The horizontal split and type coercion functions of the existing MLJTask constructors (which are table-specific) can be achieved instead with the unpack method, which is already available in the latest tagged release of MLJ. Here's a usage example:

y, X =  unpack(channing,
               ==(:Exit),            # y is the :Exit column
               !=(:Time);            # X is the rest, except :Time
               :Exit=>Continuous,
               :Entry=>Continuous,
               :Cens=>Multiclass)

Here channing is a DataFrame with fields :Exit, :Time, :Entry, :Cens. Unlike the task constructors, the table can be split into any number of pieces, one for each test provided as an argument.

General feedback is welcome, but I am particularly interested in feedback on the matching method. I am planning a PR for merge next week.

ablaom commented 5 years ago

MLJ Workflows document referenced above: https://github.com/alan-turing-institute/MLJ.jl/blob/matching/docs/src/common_mlj_workflows.ipynb

juliohm commented 5 years ago

The constructors horizontally split the data into source and target, with optional coercion of data to get the right scitypes.

The constructors of the task? The newly proposed interface also requires data?

I would like to contrast the proposal with what I am currently using in GeoStats.jl to bring more options to the table. The idea of matching models to tasks in our case is implemented via a trait called iscompatible(task, model) as shown here: https://github.com/juliohm/GeoStatsBase.jl/blob/master/src/learning/traits.jl#L11-L16 Notice also the granularity of tasks there. I have in mind very specific tasks like regression, classification, clustering and other less common tasks that make sense in specific domains of applications. It seems like the tasks proposed above are at the level of supervised and unsupervised, which is a too general level.

I think having tasks are first-class in the framework is quite important to be able to fully specify a learning problem without talking about models and solution strategies. See for example the spatial learning problem defined here: https://github.com/juliohm/GeoStatsBase.jl/blob/master/src/problems/learning_problem.jl I can define this problem once with a given task type (which can be a DAG of tasks), and solve the same problem with multiple models that are compatible with the task. For example, I can define a DAG of tasks, and solve this DAG of tasks in parallel with learning networks from MLJ if the learning network is compatible with the DAG task.

My opinion is that we will not be able to exploit the full capabilities of the Julia language without a clear separation between ML problems and ML solution strategies. The separation requires a method to fully specify the ML problem, and in turn this method relies on the notion of learning tasks as described above. Can you please share your thoughts?

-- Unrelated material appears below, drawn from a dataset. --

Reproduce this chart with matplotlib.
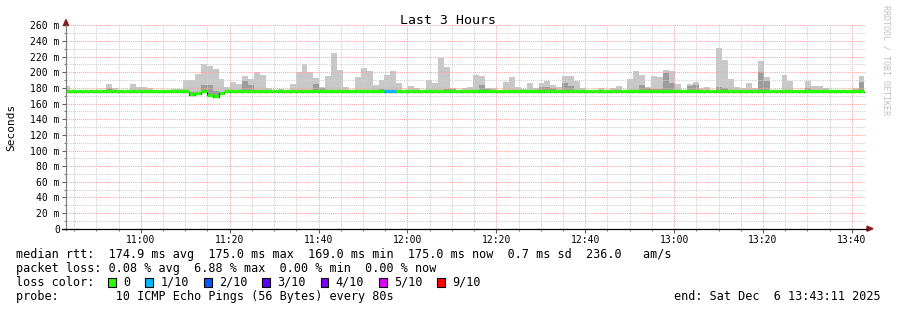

I am trying to understand how that discussion on #166 influenced this new design. At first the new design doesn't seem to solve the issues raised there.

juliohm commented 5 years ago

Continuing on this discussion. Notice that having tasks as first class allows an interface like the following with two general functions called learn (generalization of fit) and perform (generalization of predict). These two functions are as follows:

learned_model = learn(task, data, model)

and

perform(task, data, learned_model)

This is implemented here and works fine: https://github.com/juliohm/GeoStatsBase.jl/blob/master/src/learning/models.jl

Now we can generalize applications and consider cases where someone learns a task with some data and model, and then performs a different task with the learned model.

These are just simple examples of composibility that will be missed without tasks as first class.

ablaom commented 4 years ago

The constructors of the task? The newly proposed interface also requires data?

Sorry for any confusion. The proposal in this issue is not a task interface proposal, although I discuss tasks for context. The current issue presents two low-level methods (that might or might not be used as part of a task interface): The method matching is just a Bool-valued on model/data pairs to assist in identifying if a model's data type requirements are met by the specified data. The unpack method (already implemented) is just a tabular data manipulation tool.

I am responding to your other points in #166, which I have re-opened.